Five datasets were included in the phylogenetic analyses: (1) HSP90-Nuc (98 sequences in total, i.e., Hsp90 nucleotide sequences including 85 that were distinct and newly obtained from the present study together with all 10 ciliate sequences available from the GenBank database); (2) HSP90-Amino (98 sequences in total, i.e., corresponding amino acid sequences of HSP90-Nuc); (3) HSP90-Nuc12 (98 sequences in total, i.e. HSP90-Nuc including only first two codon positions); (4) SSU-rDNA (15 sequences in total, i.e., corresponding SSU rDNA sequences of species in Dataset HSP90-Nuc, expect for three that were absent in GenBank, namely Oxytricha trifallax, Newallackia sp. and Blepharisma intermedium); (5) SSU-HSPNuc12 (15 sequences in total: two-gene combined dataset including SSU-rDNA and HSP90-Nuc including only first two codon positions). In each dataset, three species of Apicomplexa were chosen as the outgroup.

The Hsp90 nucleotide sequences were translated into amino acid sequences by DAMBE 6.3.0.1 software [73]. Intra- and inter-population genetic distances were calculated using MEGA 7.0 [74]. Mean pairwise nucleotide distances were calculated using the Kimura 2-parameter correction model [75]. Mean pairwise amino acid distances were calculated using the Poisson model [76]. Multiple sequence alignments of all nucleotide and amino acid sequences were performed with CLUSTAL W implemented in BioEdit v.7.0.1 [77] and then manually modified in order to trim both ends. Alignments used for subsequent phylogenetic analyses included the following numbers of positions: 1743 (HSP90-Nuc), 386 (HSP90-Amino), 1162 (HSP90-Nuc12), 1806 (SSU-rDNA), and 2968 (SSU-HSPNuc12). Models for nucleotide datasets were selected under the Akaike information criterion (AIC) by MrModeltest [78]. GTR + I + G was the best-fitted model for datasets HSP90-Nuc and SSU-rDNA. GTR + G was the best-fitted model for datasets HSPNuc12, SSU-HSPNuc12, as well as first and second codon positions of Hsp90 nucleotide sequences. Blosum62 + I + G was the best-fitted model for the amino acid dataset (HSP90-Amino) selected by AIC as implemented in ProtTest 1.4 [79]. Bayesian inference (BI) analyses were performed with MrBayes 3.1.2 [80]. Markov chain Monte Carlo (MCMC) simulations were run with two sets of four chains for 1,000,000 generations with trees sampled every 100 generations. The first 2500 trees were discarded as burn-in. The remaining trees were retained to generate a consensus tree and to calculate the posterior probabilities (PP) of all branches using a majority-rule consensus approach. A maximum likelihood tree (ML) was constructed using online software RAxML-HPC2 on XSEDE (http://www.phylo.org/). The branches of the resulting tree were evaluated by the GTRGAMMA model of nucleotide substitution and the PROTGAMMA model of amino substitution. MEGA7.0 [74] was used to visualize tree topologies. Terminology and systematic classification follow Gao et al., (2016) [1] and Lynn (2008) [43].

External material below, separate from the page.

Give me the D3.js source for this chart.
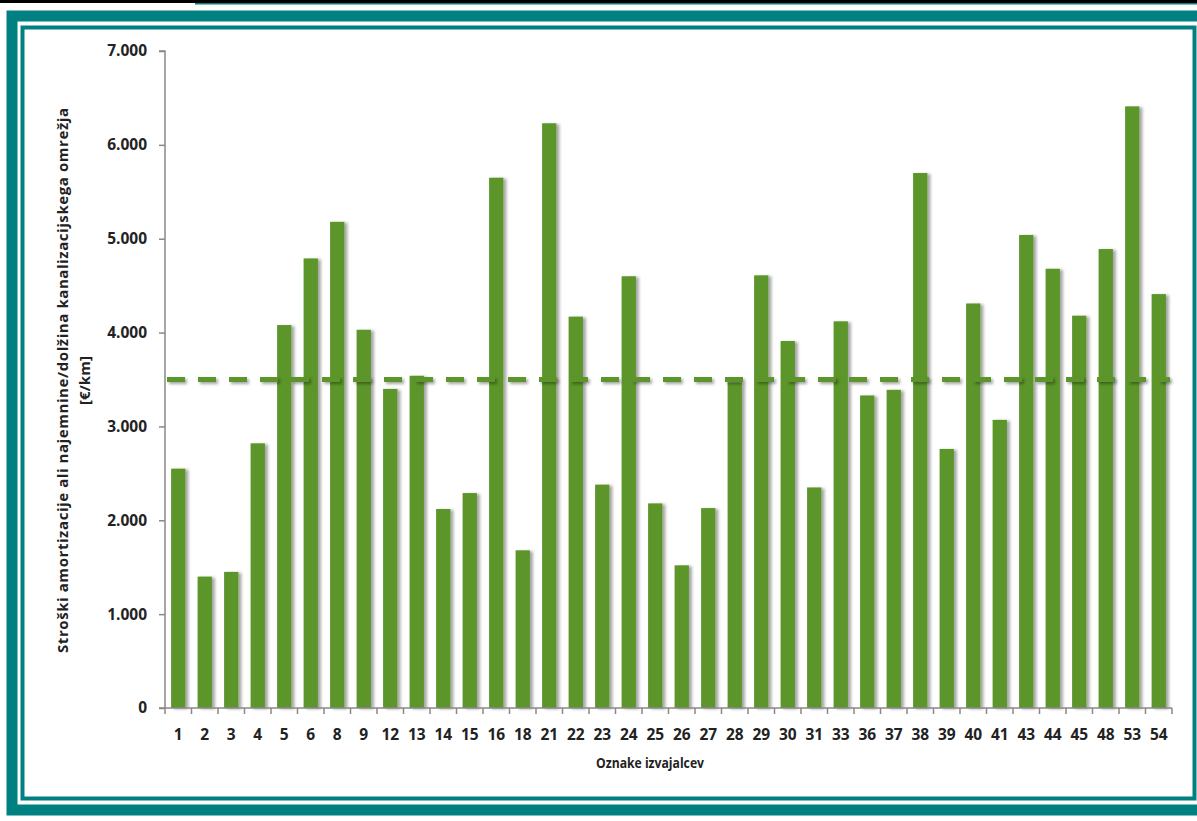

Constrained ML trees of Oxytrichinae species and Urosoma species were generated based on HSP90-Nuc, HSP90-Nuc12, HSP90-Amino, SSU-rDNA and SSU-HSPNuc12 datasets by RAxML; the remaining taxa were unspecified. Resulting constrained topologies and the unconstrained ML topologies were calculated using PAUP* v.4.0 [81] and were analyzed with AU test [82] in CONSEL v0.1j [83].